Dec ‘13 – Apr ’15 – Research Fellow, National University of Singapore, Singapore

Dec ‘12 – Dec ’13 – Research Assistant, National University of Singapore, Singapore

Education

2007-‘12 – Ph.D. (Biological Sciences), National University of Singapore (NUS), Singapore

2005-‘07 – M.Sc. (Biotechnology), Indian Institute of Technology Roorkee, Uttarakhand, India

2001-‘05 – B.Sc. (Hons) Agriculture, C.C.S. Haryana Agricultural University, Haryana, India

Honours and Awards

• Recipient of Ramalingaswami Re-entry Fellowship Department of Biotechnology (DBT), GOI (2019).
• All India Rank- 543 in Graduate Aptitude Test in Engineering (GATE) Life Sciences, Ministry of Human Resources Development, GOI (2006).
• Got selected for ‘summer school’ organized by School of Life Sciences, Jawaharlal Nehru University, New Delhi, India (2006).
• Recipient of scholarship for M.Sc. (Biotechnology) by Department of Biotechnology, GOI (2005-07).
• Recipient of National Talent Scholarship for B.Sc. Agriculture by Indian Council of Agricultural Research, GOI (2001-05).

Research Group Overview

The long-term research goal of the group is to elucidate and comprehend the molecular processes underlying plant pathogen (bacterial and fungal) interactions. SUMOylation -covalent conjugation of ~11 kD SUMO protein to the target lysine (K) catalyzed by an enzyme cascade- has emerged as a key PTM in plant immune signalling ensuring prompt regulation of cellular events. Nevertheless, most of our knowledge about the integral role of SUMO in plant defence responses is derived from Arabidopsis and information about its roles in major food crops is still in its infancy.

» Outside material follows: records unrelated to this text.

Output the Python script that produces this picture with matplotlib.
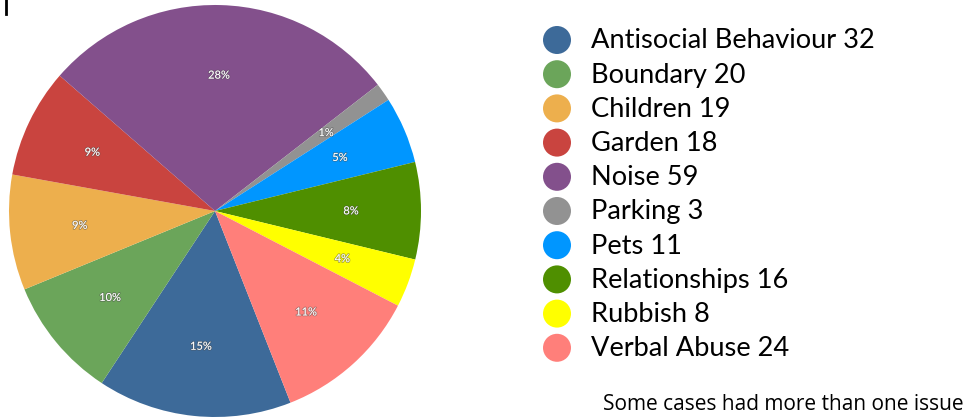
import matplotlib
matplotlib.use("Agg")
import matplotlib.pyplot as plt
import matplotlib.patheffects as pe
from matplotlib.patches import Ellipse
from matplotlib.lines import Line2D

categories = ["Antisocial Behaviour", "Boundary", "Children", "Garden", "Noise",
              "Parking", "Pets", "Relationships", "Rubbish", "Verbal Abuse"]
counts = [32, 20, 19, 18, 59, 3, 11, 16, 8, 24]
colors = ["#3D6A99", "#6BA55A", "#EDAF4D", "#C9443F", "#83508C",
          "#929292", "#0096FF", "#4F8F00", "#FFFF00", "#FF7F7A"]
note = "Some cases had more than one issue"

W, H = 967, 417
fig = plt.figure(figsize=(W / 100, H / 100), dpi=100)

cx, cy, R = 215, 211, 206
ax = fig.add_axes([(cx - R) / W, (H - cy - R) / H, 2 * R / W, 2 * R / H])
wedges, texts, autotexts = ax.pie(
    counts, colors=colors, startangle=-68.5, counterclock=False,
    autopct=lambda p: f"{p:.0f}%", pctdistance=0.66,
    wedgeprops=dict(linewidth=0),
    textprops=dict(color="white", fontsize=8, family="Lato"))
for t in autotexts:
    t.set_path_effects([pe.withStroke(linewidth=1.2, foreground=(0.3, 0.3, 0.3, 0.45))])
ax.set_xlim(-1, 1)
ax.set_ylim(-1, 1)
ax.set_aspect("equal")

# legend drawn manually
lx_circle, lx_text = 557, 591
y0, dy = 40, 34.2
for i, (c, n, col) in enumerate(zip(categories, counts, colors)):
    y = y0 + i * dy
    fig.add_artist(Ellipse((lx_circle / W, 1 - y / H), 28 / W, 28 / H,
                           transform=fig.transFigure, facecolor=col, edgecolor="none"))
    fig.text(lx_text / W, 1 - (y + 1) / H, f"{c} {n}", fontsize=19.6, family="Lato",
             va="center", ha="left", color="black")

fig.text(603 / W, 1 - 405 / H, note, fontsize=15, family="Open Sans",
         va="center", ha="left", color="black")

fig.add_artist(Line2D([6 / W, 6 / W], [1, 1 - 14 / H], transform=fig.transFigure,
                      color="black", linewidth=2))

fig.savefig("out.png", dpi=100)
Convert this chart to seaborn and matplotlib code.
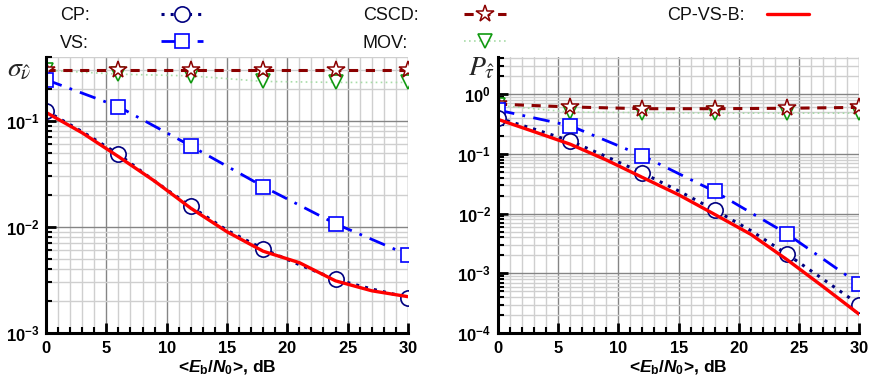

Therefore, using chickpea as the crop plant, we are seeking to identify defence nodes modulated by SUMO and understand the intricate involvement of SUMO in mediating immune responses in chickpea.

At GBU, using an array of molecular, biochemical and proteomic approaches, we are intending to focus on two major aspects: –

• Elucidate the role of SUMOylation in pathogen effectors-mediated suppression of immune responses in chickpea.
• Exploring the contribution of SUMO in regulating drought-fungal infection crosstalk in chickpea.

The proposed work hopes to boost genomic selection processes for improved breeding programs and develop chickpea cultivars resilient to pathogen infections.

Publications

1. Ranjan A, Raj S, Soni K and Verma V (2024). Insights into the role of SUMO in regulating drought stress responses in pigeonpea (Cajanus cajan). Plant Cell Reports (in press). [IF: 6.2].
2. Srivastava M, Verma V*, Srivastava AK* (2021). The converging path of protein SUMOylation in phytohormone signalling: highlights and new frontiers. Plant Cell Reports 40:2047-2061. (*corresponding authors) [IF: 6.2]
3. Verma V*, Srivastava AK*, Gough C, Campanaro A, Srivastava M, Morrell R, Joyce J, Bailey M, Zhang C, Krysan PJ and Sadanandom A (2021). SUMO enables substrate selectivity by Mitogen-activated protein kinases to regulate immunity in plants. Proceedings of the National Academy of Sciences, USA 118 e2021351118. (*shared first authors). [IF: 12.78].
4. Orosa B*, Yates G*, Verma V*, Srivastava A.K.*, Srivastava M, Campanaro A, De Vega D, Fernandes A, Zhang C, Lee J, Bennett M and Sadanandom A (2018). SUMO conjugation to the pattern recognition receptor FLS2 is required to trigger intracellular signalling in plant innate immunity. Nature Communications 9 5185. (*shared first authors). [IF: 17.7].
5. Ravindran P, Verma V, Stamm P and Kumar PP (2017). A Novel RGL2–DOF6 Complex Contributes to Primary Seed Dormancy in Arabidopsis thaliana by Regulating a GATA Transcription Factor. Molecular Plant 10:1307–1320. [IF: 21.9].
6. Verma V, Sivaraman J, Srivastava AK, Sadanandom A and Kumar PP (2015). Destabilization of interaction between cytokinin signaling intermediates AHP1 and ARR4 modulates Arabidopsis development. New Phytologist 206:726-737. [IF: 10.3].